China is another major player in the Asian potash market and has also contributed to the upward trend in prices. The August contract with Uralkali settled at $334/mt CFR for white standard MOP, which is a 3.1% increase from July. This aligns with China’s 2025 annual contract with Canpotex, which settled at $346/mt CFR, representing a $73/mt year-over-year increase. Russia supplies about 20% of the global potash market, so this price increase signals broader market firmness and potential spillover effects in other regions. Despite high port inventories of around 3.5 million mt, China’s acceptance of higher prices reflects its stable domestic demand. The undisclosed volumes of the 2025 contract allow for additional spot purchases and support long-term potash consumption, which is buoyed by government subsidies for compound fertilizers.
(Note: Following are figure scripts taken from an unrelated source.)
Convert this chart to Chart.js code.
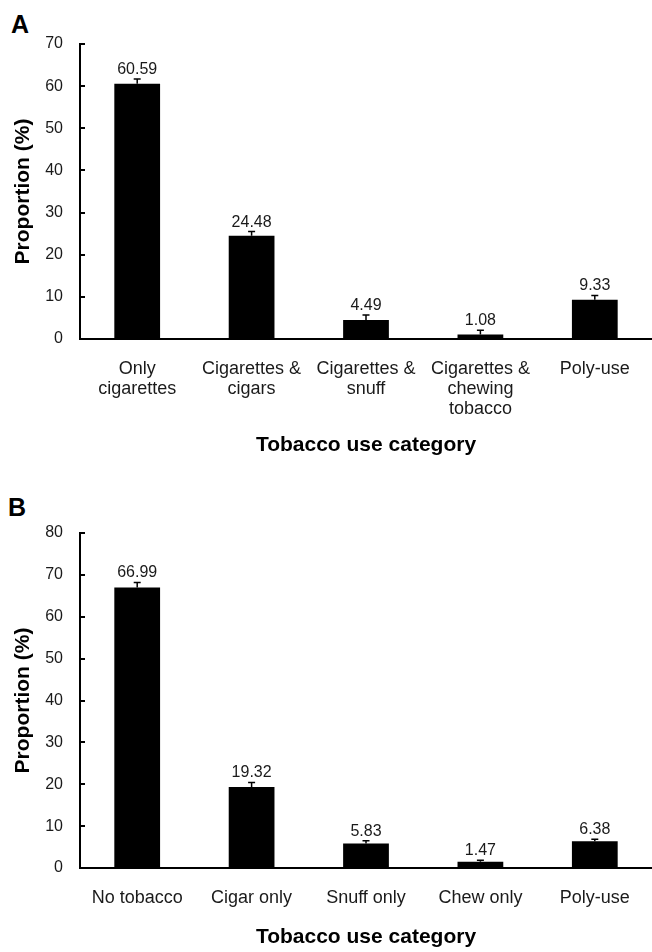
<!DOCTYPE html>
<html><head><meta charset="utf-8">
<script src="https://cdn.jsdelivr.net/npm/chart.js@4.4.1/dist/chart.umd.min.js"></script>
<style>
html,body{margin:0;padding:0;background:#fff;width:652px;height:952px;overflow:hidden}
.panel{position:absolute;left:0;width:652px}
.letter{position:absolute;font:bold 25px "Liberation Sans",Arial,sans-serif;line-height:25px;color:#000}
</style></head><body>
<div class="letter" style="top:12px;left:11px">A</div>
<div class="panel" style="top:0;height:470px"><canvas id="cA"></canvas></div>
<div class="letter" style="top:495px;left:8px">B</div>
<div class="panel" style="top:476px;height:476px"><canvas id="cB"></canvas></div>
<script>
// Panel A data
const categoriesA = [['Only','cigarettes'], ['Cigarettes &','cigars'], ['Cigarettes &','snuff'], ['Cigarettes &','chewing','tobacco'], 'Poly-use'];
const valuesA = [60.59, 24.48, 4.49, 1.08, 9.33];
const errorsA = [1.1, 1.0, 1.2, 1.0, 1.0];
const yMaxA = 70;
// Panel B data
const categoriesB = ['No tobacco', 'Cigar only', 'Snuff only', 'Chew only', 'Poly-use'];
const valuesB = [66.99, 19.32, 5.83, 1.47, 6.38];
const errorsB = [1.2, 1.1, 0.7, 0.4, 0.5];
const yMaxB = 80;
const yStep = 10;
const yTitle = 'Proportion (%)';
const xTitle = 'Tobacco use category';

const FONT = '"Liberation Sans", Arial, sans-serif';
const TXT = '#1a1a1a';

const errPlugin = {
  id: 'errLabels',
  afterDatasetsDraw(chart, args, opts) {
    const ctx = chart.ctx, meta = chart.getDatasetMeta(0), ys = chart.scales.y;
    const vals = chart.data.datasets[0].data, errs = opts.errors || [];
    ctx.save();
    meta.data.forEach((bar, i) => {
      const top = ys.getPixelForValue(vals[i] + (errs[i] || 0));
      ctx.strokeStyle = '#000'; ctx.lineWidth = 1.5;
      ctx.beginPath();
      ctx.moveTo(bar.x, bar.y); ctx.lineTo(bar.x, top);
      ctx.moveTo(bar.x - 3.5, top); ctx.lineTo(bar.x + 3.5, top);
      ctx.stroke();
      ctx.fillStyle = TXT; ctx.font = '16px ' + FONT;
      ctx.textAlign = 'center'; ctx.textBaseline = 'alphabetic';
      ctx.fillText(vals[i].toFixed(2), bar.x, top - 5);
    });
    ctx.restore();
  }
};

function makeChart(id, labels, values, errors, yMax, padTop, xScaleH, titlePadBottom) {
  return new Chart(document.getElementById(id), {
    type: 'bar',
    data: { labels: labels, datasets: [{ data: values, backgroundColor: '#000', borderWidth: 0, barPercentage: 0.4, categoryPercentage: 1.0 }] },
    options: {
      responsive: true, maintainAspectRatio: false, animation: false,
      layout: { padding: { top: padTop, right: 0, bottom: 0, left: 0 } },
      plugins: { legend: { display: false }, tooltip: { enabled: false }, errLabels: { errors: errors } },
      scales: {
        x: {
          grid: { display: false },
          border: { display: true, color: '#000', width: 2 },
          ticks: { color: TXT, font: { size: 18, family: FONT, lineHeight: 1.12 }, padding: 12, maxRotation: 0, autoSkip: false },
          title: { display: true, text: xTitle, color: '#000', font: { size: 21, weight: 'bold', family: FONT }, padding: { top: 0, bottom: titlePadBottom } },
          afterFit(s) { s.height = xScaleH; }
        },
        y: {
          min: 0, max: yMax,
          ticks: { stepSize: yStep, color: TXT, font: { size: 16, family: FONT }, padding: 22 },
          grid: { display: true, drawOnChartArea: false, drawTicks: true, tickLength: -5, color: '#000', lineWidth: 2 },
          border: { display: true, color: '#000', width: 2 },
          title: { display: true, text: yTitle, color: '#000', font: { size: 21, weight: 'bold', family: FONT }, padding: { top: 11, bottom: 0 } },
          afterFit(s) { s.width = 80; }
        }
      }
    },
    plugins: [errPlugin]
  });
}

makeChart('cA', categoriesA, valuesA, errorsA, yMaxA, 44, 131, 12.4);
makeChart('cB', categoriesB, valuesB, errorsB, yMaxB, 57, 84, 2.4);
</script>
</body></html>
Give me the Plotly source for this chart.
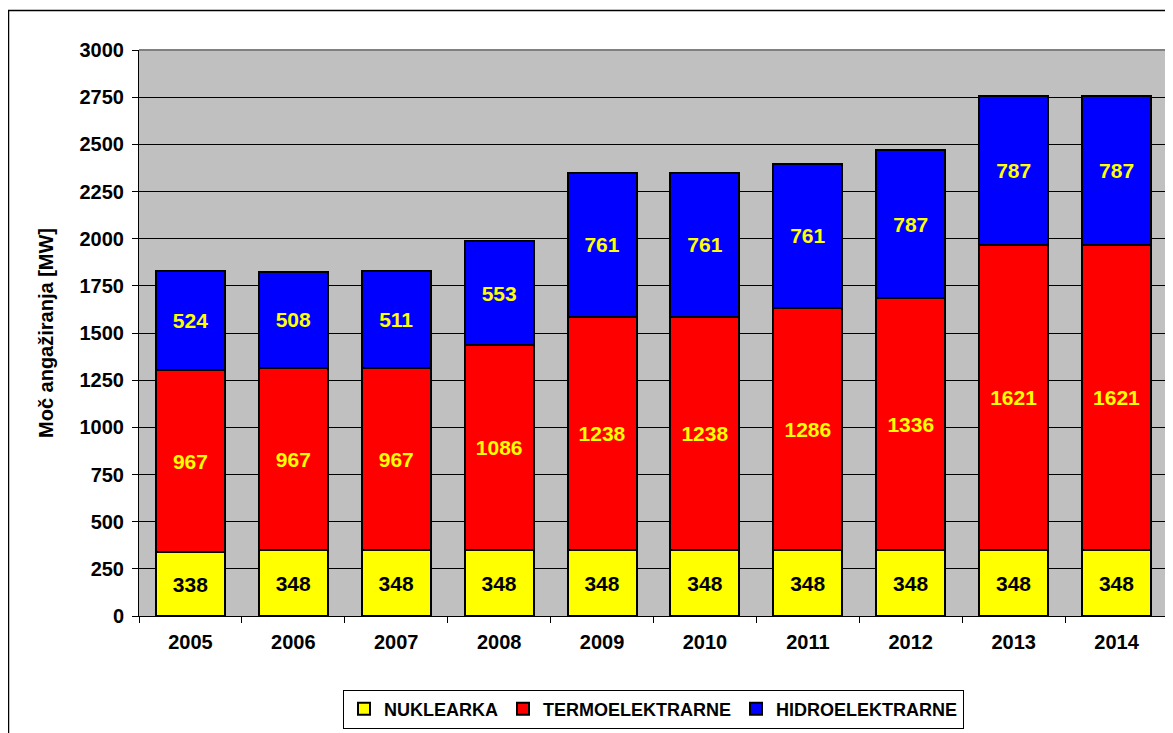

The demand-supply imbalance in Asia is deepening, with Southeast Asian countries leading the way. Indonesia, Bangladesh, and Vietnam are accelerating their imports in anticipation of the fourth quarter agricultural cycle. The Philippines and Malaysia may also exacerbate supply pressures by joining the trend with their own tenders. On the supply side, production disruptions are adding to price risks. Uralkali’s maintenance shutdown, scheduled from Q2 to Q3 of 2025, is expected to reduce supply by 300,000 mt. Meanwhile, Canpotex, a Canadian company, has limited its 2025 contract volumes, indicating a strategic approach to supply control. Additionally, logistics and geopolitical risks pose significant challenges. Disruptions in Red Sea shipping due to Houthi attacks may delay deliveries and add a risk premium to CFR Asia prices. Bottlenecks in rail and port logistics further complicate Russia’s export supply situation.

In the short term, the potash market in Asia is expected to see stable prices despite diverging trends. Due to the offseason lull in Brazil and Europe, granular MOP prices are likely to remain stable. In contrast, strong Asian demand is supporting standard MOP prices, which may test the $390-$400/mt CFR range in spot trades. Key monitoring points include the recovery of Russian supply, especially Uralkali’s resumption timeline, and China’s import strategy, which could see buyers return for additional spot cargoes. Geopolitical developments, such as Red Sea volatility and the emergence of alternative trade routes, will also play a crucial role in shaping the market.

In conclusion, the potash market in Asia remains fundamentally tight, with Indonesia and China leading price gains. While granular MOP has limited upside potential, standard MOP prices are poised to rise further as Q4 demand meets restricted supply. Traders should prepare for volatility, with $350-$360/mt CFR emerging as a near-term target for standard-grade material. Robust demand from key Asian consumers, coupled with supply constraints and geopolitical risks, creates a bullish outlook for the potash market in the region.